Figure scripts:
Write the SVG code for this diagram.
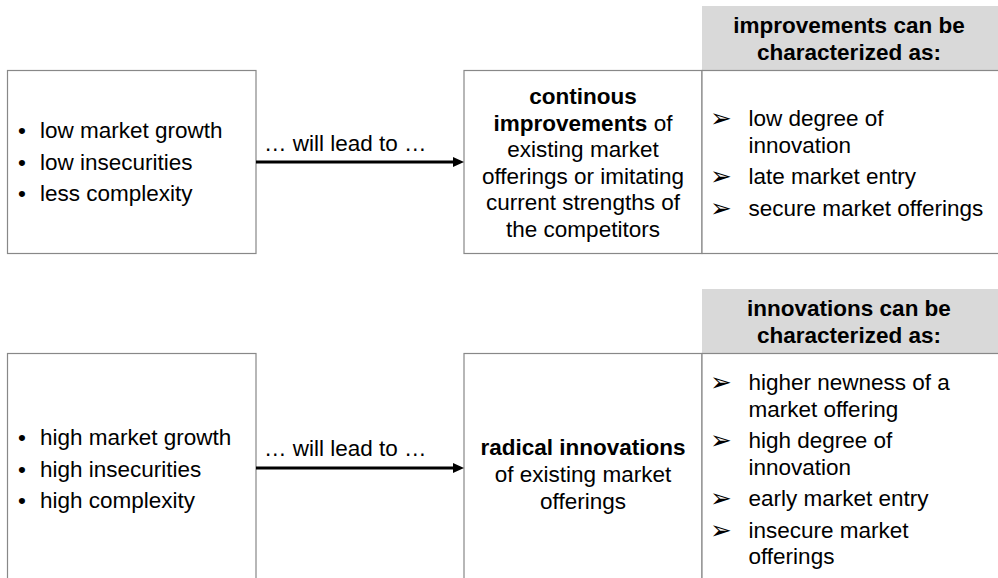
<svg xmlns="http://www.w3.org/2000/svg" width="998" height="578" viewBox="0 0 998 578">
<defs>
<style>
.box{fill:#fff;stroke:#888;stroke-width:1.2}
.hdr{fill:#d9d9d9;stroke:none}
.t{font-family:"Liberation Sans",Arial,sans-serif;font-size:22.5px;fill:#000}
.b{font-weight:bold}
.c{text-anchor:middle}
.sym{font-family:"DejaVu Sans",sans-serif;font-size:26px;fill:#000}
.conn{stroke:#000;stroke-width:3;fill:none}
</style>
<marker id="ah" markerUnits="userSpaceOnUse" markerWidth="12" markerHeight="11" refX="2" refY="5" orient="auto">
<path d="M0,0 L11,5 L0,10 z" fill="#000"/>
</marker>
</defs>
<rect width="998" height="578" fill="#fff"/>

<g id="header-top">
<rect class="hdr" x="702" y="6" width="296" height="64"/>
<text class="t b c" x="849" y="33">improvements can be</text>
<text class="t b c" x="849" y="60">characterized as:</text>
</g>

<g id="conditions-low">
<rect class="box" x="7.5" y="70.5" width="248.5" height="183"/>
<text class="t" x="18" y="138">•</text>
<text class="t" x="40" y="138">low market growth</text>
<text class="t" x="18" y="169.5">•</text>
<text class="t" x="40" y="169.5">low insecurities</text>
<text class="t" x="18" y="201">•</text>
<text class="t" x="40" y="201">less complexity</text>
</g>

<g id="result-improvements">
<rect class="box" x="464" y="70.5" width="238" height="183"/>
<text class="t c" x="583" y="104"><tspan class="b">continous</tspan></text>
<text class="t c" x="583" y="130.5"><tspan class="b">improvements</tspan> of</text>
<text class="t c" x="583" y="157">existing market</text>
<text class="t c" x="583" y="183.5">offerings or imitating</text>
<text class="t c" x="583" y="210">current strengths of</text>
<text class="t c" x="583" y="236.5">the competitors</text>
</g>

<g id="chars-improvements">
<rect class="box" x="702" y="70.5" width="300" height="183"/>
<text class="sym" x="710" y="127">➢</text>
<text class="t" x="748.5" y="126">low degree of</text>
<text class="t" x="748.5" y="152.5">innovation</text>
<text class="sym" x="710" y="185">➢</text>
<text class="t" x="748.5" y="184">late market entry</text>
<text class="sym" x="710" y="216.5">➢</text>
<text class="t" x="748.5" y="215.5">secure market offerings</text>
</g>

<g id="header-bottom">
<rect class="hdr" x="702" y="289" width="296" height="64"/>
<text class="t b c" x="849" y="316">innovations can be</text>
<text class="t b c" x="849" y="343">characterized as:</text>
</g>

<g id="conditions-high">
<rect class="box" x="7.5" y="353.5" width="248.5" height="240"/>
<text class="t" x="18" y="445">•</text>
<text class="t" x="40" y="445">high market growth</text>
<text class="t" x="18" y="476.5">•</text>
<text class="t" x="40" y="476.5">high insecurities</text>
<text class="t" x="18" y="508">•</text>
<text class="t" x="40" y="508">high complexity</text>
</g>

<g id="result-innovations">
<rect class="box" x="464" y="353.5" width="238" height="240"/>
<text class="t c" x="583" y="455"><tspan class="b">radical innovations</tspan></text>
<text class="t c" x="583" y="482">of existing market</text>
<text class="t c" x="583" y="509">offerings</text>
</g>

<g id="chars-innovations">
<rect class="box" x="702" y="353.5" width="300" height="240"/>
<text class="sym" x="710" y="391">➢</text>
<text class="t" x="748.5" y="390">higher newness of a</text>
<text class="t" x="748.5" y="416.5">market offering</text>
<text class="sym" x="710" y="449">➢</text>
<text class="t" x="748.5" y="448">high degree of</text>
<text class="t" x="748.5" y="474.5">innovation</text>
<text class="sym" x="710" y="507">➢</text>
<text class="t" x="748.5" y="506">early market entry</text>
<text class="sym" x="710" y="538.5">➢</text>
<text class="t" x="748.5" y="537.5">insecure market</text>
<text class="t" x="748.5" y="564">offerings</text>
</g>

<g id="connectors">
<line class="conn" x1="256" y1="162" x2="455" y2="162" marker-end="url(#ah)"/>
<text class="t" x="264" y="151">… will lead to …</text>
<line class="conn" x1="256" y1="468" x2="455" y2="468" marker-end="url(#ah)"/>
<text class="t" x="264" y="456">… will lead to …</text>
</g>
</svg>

--

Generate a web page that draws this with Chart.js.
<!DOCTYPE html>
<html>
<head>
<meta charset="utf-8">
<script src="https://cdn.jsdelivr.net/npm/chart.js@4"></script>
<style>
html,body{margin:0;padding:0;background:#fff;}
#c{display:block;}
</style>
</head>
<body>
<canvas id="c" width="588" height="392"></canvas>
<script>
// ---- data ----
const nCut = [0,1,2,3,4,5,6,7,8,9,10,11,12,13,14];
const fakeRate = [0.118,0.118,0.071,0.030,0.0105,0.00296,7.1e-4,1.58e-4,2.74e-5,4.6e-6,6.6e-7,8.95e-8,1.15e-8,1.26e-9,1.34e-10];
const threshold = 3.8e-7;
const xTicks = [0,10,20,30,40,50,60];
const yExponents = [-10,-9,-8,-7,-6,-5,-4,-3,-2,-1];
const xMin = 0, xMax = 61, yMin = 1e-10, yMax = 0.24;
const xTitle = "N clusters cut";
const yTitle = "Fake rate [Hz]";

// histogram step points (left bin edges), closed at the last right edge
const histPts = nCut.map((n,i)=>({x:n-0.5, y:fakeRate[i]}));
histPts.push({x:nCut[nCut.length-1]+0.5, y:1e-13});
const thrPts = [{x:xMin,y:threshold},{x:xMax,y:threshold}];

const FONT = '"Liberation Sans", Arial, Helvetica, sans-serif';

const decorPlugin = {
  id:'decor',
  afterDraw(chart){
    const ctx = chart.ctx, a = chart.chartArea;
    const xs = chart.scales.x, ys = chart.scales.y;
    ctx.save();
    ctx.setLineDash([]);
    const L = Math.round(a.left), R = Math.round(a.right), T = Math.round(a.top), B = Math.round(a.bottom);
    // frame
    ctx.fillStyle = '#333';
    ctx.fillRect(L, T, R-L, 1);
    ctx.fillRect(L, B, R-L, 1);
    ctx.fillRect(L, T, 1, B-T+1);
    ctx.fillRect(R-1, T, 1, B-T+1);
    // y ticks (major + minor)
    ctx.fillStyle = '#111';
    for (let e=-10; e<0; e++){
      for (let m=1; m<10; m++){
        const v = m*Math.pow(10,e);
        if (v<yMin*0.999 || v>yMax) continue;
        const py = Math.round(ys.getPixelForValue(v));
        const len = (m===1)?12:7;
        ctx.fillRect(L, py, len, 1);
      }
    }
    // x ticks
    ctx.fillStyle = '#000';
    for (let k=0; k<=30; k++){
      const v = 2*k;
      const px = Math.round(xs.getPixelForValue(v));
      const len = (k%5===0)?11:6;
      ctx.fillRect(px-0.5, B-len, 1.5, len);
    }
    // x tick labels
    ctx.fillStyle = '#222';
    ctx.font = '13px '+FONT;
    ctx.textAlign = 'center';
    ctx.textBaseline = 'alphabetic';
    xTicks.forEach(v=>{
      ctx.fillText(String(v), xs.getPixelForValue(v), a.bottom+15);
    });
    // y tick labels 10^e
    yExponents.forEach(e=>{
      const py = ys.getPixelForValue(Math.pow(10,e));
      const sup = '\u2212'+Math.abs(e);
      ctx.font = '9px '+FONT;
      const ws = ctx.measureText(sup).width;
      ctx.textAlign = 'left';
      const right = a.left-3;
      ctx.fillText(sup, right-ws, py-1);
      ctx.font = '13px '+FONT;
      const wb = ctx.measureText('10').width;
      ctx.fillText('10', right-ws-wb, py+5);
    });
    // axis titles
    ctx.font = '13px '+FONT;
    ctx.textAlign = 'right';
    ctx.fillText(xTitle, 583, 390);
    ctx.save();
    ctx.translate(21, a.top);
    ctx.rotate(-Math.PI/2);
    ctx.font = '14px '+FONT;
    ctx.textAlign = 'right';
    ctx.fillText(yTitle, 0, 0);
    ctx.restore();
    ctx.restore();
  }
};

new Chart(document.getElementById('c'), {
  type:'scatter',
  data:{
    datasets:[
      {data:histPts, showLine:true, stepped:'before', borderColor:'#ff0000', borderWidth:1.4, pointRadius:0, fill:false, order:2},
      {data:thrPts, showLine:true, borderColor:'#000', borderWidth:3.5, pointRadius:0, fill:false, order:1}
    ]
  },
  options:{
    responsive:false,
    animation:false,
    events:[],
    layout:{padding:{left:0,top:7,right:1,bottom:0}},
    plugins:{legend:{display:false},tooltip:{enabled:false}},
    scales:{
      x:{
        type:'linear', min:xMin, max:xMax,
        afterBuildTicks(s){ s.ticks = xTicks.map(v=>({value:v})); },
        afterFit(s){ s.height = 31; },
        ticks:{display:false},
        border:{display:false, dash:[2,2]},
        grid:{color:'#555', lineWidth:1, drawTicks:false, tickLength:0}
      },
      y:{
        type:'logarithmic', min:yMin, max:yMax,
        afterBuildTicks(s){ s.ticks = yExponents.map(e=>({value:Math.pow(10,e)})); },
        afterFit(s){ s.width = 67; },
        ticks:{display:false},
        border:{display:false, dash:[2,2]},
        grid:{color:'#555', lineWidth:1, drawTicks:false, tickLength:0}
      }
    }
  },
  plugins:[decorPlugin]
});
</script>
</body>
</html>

* **Exercise**
Look through the entries above and quote exactly the lines from the line with "Generate a web" to the line with "Arial, Helvetica, sans-serif';", counting both of those lines.

* **Final result**
Generate a web page that draws this with Chart.js.
<!DOCTYPE html>
<html>
<head>
<meta charset="utf-8">
<script src="https://cdn.jsdelivr.net/npm/chart.js@4"></script>
<style>
html,body{margin:0;padding:0;background:#fff;}
#c{display:block;}
</style>
</head>
<body>
<canvas id="c" width="588" height="392"></canvas>
<script>
// ---- data ----
const nCut = [0,1,2,3,4,5,6,7,8,9,10,11,12,13,14];
const fakeRate = [0.118,0.118,0.071,0.030,0.0105,0.00296,7.1e-4,1.58e-4,2.74e-5,4.6e-6,6.6e-7,8.95e-8,1.15e-8,1.26e-9,1.34e-10];
const threshold = 3.8e-7;
const xTicks = [0,10,20,30,40,50,60];
const yExponents = [-10,-9,-8,-7,-6,-5,-4,-3,-2,-1];
const xMin = 0, xMax = 61, yMin = 1e-10, yMax = 0.24;
const xTitle = "N clusters cut";
const yTitle = "Fake rate [Hz]";

// histogram step points (left bin edges), closed at the last right edge
const histPts = nCut.map((n,i)=>({x:n-0.5, y:fakeRate[i]}));
histPts.push({x:nCut[nCut.length-1]+0.5, y:1e-13});
const thrPts = [{x:xMin,y:threshold},{x:xMax,y:threshold}];

const FONT = '"Liberation Sans", Arial, Helvetica, sans-serif';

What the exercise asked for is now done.